--- Short task ---
Write out the material exactly, without any of its pictures.

--- Dataset excerpt ---
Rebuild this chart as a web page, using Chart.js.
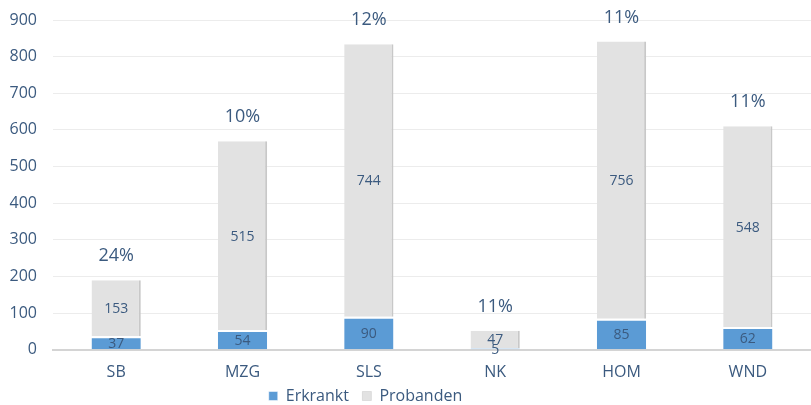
<!DOCTYPE html>
<html>
<head>
<meta charset="utf-8">
<script src="https://cdn.jsdelivr.net/npm/chart.js@4"></script>
<style>
  html, body { margin: 0; padding: 0; background: #fff; }
  #wrap { width: 811px; height: 405px; }
</style>
</head>
<body>
<div id="wrap"><canvas id="chart" width="811" height="405"></canvas></div>
<script>
// Daten
const categories = ['SB', 'MZG', 'SLS', 'NK', 'HOM', 'WND'];
const erkrankt = [37, 54, 90, 5, 85, 62];
const probanden = [153, 515, 744, 47, 756, 548];
const percentLabels = ['24%', '10%', '12%', '11%', '11%', '11%'];
const yTicks = [0, 100, 200, 300, 400, 500, 600, 700, 800, 900];

const textColor = '#3b5a7f';
const fontFamily = '"Open Sans", "Noto Sans", sans-serif';

// Beschriftungen in den Balken und Prozentwerte darüber
const labelPlugin = {
    id: 'barLabels',
    afterLayout(chart) {
        // Legende etwas nach links versetzt wie im Original
        chart.legend.left -= 40;
        chart.legend.right -= 40;
    },
    afterDatasetsDraw(chart) {
        const ctx = chart.ctx;
        ctx.save();
        ctx.fillStyle = textColor;
        ctx.textAlign = 'center';
        ctx.textBaseline = 'middle';
        chart.data.datasets.forEach((ds, di) => {
            const meta = chart.getDatasetMeta(di);
            meta.data.forEach((bar, i) => {
                const mid = (bar.y + bar.base) / 2;
                ctx.font = '14px ' + fontFamily;
                ctx.fillText(String(ds.data[i]), bar.x, mid + 1);
            });
        });
        // Prozentwerte
        const top = chart.getDatasetMeta(1);
        ctx.font = '18px ' + fontFamily;
        top.data.forEach((bar, i) => {
            ctx.fillText(percentLabels[i], bar.x, bar.y - 24);
        });
        ctx.restore();
    }
};

new Chart(document.getElementById('chart'), {
    type: 'bar',
    data: {
        labels: categories,
        datasets: [
            {
                label: 'Erkrankt',
                data: erkrankt,
                backgroundColor: '#5b9bd5',
                borderColor: '#ffffff',
                borderWidth: { top: 2 },
                borderSkipped: false,
                categoryPercentage: 1,
                barPercentage: 0.39
            },
            {
                label: 'Probanden',
                data: probanden,
                backgroundColor: '#e2e2e2',
                borderColor: '#c8c8c8',
                borderWidth: { right: 2 },
                borderSkipped: false,
                categoryPercentage: 1,
                barPercentage: 0.39
            }
        ]
    },
    options: {
        responsive: false,
        animation: false,
        layout: { padding: { top: 19, right: 0, left: 0, bottom: -9 } },
        plugins: {
            tooltip: { enabled: false },
            legend: {
                position: 'bottom',
                labels: {
                    boxWidth: 9,
                    boxHeight: 9,
                    padding: 1,
                    color: textColor,
                    font: { family: fontFamily, size: 16 },
                    generateLabels: chart => {
                        const items = Chart.defaults.plugins.legend.labels.generateLabels(chart);
                        items[0].text = 'Erkrankt   ';
                        return items;
                    }
                }
            }
        },
        scales: {
            x: {
                stacked: true,
                grid: { display: false },
                border: { color: '#d4d4d4', width: 2 },
                ticks: { color: textColor, font: { family: fontFamily, size: 16 }, padding: 5 }
            },
            y: {
                stacked: true,
                min: 0,
                max: 900,
                afterBuildTicks: s => { s.ticks = yTicks.map(v => ({ value: v })); },
                afterFit: s => { s.width = 53; },
                grid: { color: '#ececec', lineWidth: 1, drawTicks: false },
                border: { display: false },
                ticks: { color: textColor, font: { family: fontFamily, size: 16, lineHeight: 0.5 }, padding: 16 }
            }
        }
    },
    plugins: [labelPlugin]
});
</script>
</body>
</html>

--- Full solution ---
Rebuild this chart as a web page, using Chart.js.
<!DOCTYPE html>
<html>
<head>
<meta charset="utf-8">
<script src="https://cdn.jsdelivr.net/npm/chart.js@4"></script>
<style>
  html, body { margin: 0; padding: 0; background: #fff; }
  #wrap { width: 811px; height: 405px; }
</style>
</head>
<body>
<div id="wrap"><canvas id="chart" width="811" height="405"></canvas></div>
<script>
// Daten
const categories = ['SB', 'MZG', 'SLS', 'NK', 'HOM', 'WND'];
const erkrankt = [37, 54, 90, 5, 85, 62];
const probanden = [153, 515, 744, 47, 756, 548];
const percentLabels = ['24%', '10%', '12%', '11%', '11%', '11%'];
const yTicks = [0, 100, 200, 300, 400, 500, 600, 700, 800, 900];

const textColor = '#3b5a7f';
const fontFamily = '"Open Sans", "Noto Sans", sans-serif';

// Beschriftungen in den Balken und Prozentwerte darüber
const labelPlugin = {
    id: 'barLabels',
    afterLayout(chart) {
        // Legende etwas nach links versetzt wie im Original
        chart.legend.left -= 40;
        chart.legend.right -= 40;
    },
    afterDatasetsDraw(chart) {
        const ctx = chart.ctx;
        ctx.save();
        ctx.fillStyle = textColor;
        ctx.textAlign = 'center';
        ctx.textBaseline = 'middle';
        chart.data.datasets.forEach((ds, di) => {
            const meta = chart.getDatasetMeta(di);
            meta.data.forEach((bar, i) => {
                const mid = (bar.y + bar.base) / 2;
                ctx.font = '14px ' + fontFamily;
                ctx.fillText(String(ds.data[i]), bar.x, mid + 1);
            });
        });
        // Prozentwerte
        const top = chart.getDatasetMeta(1);
        ctx.font = '18px ' + fontFamily;
        top.data.forEach((bar, i) => {
            ctx.fillText(percentLabels[i], bar.x, bar.y - 24);
        });
        ctx.restore();
    }
};

new Chart(document.getElementById('chart'), {
    type: 'bar',
    data: {
        labels: categories,
        datasets: [
            {
                label: 'Erkrankt',
                data: erkrankt,
                backgroundColor: '#5b9bd5',
                borderColor: '#ffffff',
                borderWidth: { top: 2 },
                borderSkipped: false,
                categoryPercentage: 1,
                barPercentage: 0.39
            },
            {
                label: 'Probanden',
                data: probanden,
                backgroundColor: '#e2e2e2',
                borderColor: '#c8c8c8',
                borderWidth: { right: 2 },
                borderSkipped: false,
                categoryPercentage: 1,
                barPercentage: 0.39
            }
        ]
    },
    options: {
        responsive: false,
        animation: false,
        layout: { padding: { top: 19, right: 0, left: 0, bottom: -9 } },
        plugins: {
            tooltip: { enabled: false },
            legend: {
                position: 'bottom',
                labels: {
                    boxWidth: 9,
                    boxHeight: 9,
                    padding: 1,
                    color: textColor,
                    font: { family: fontFamily, size: 16 },
                    generateLabels: chart => {
                        const items = Chart.defaults.plugins.legend.labels.generateLabels(chart);
                        items[0].text = 'Erkrankt   ';
                        return items;
                    }
                }
            }
        },
        scales: {
            x: {
                stacked: true,
                grid: { display: false },
                border: { color: '#d4d4d4', width: 2 },
                ticks: { color: textColor, font: { family: fontFamily, size: 16 }, padding: 5 }
            },
            y: {
                stacked: true,
                min: 0,
                max: 900,
                afterBuildTicks: s => { s.ticks = yTicks.map(v => ({ value: v })); },
                afterFit: s => { s.width = 53; },
                grid: { color: '#ececec', lineWidth: 1, drawTicks: false },
                border: { display: false },
                ticks: { color: textColor, font: { family: fontFamily, size: 16, lineHeight: 0.5 }, padding: 16 }
            }
        }
    },
    plugins: [labelPlugin]
});
</script>
</body>
</html>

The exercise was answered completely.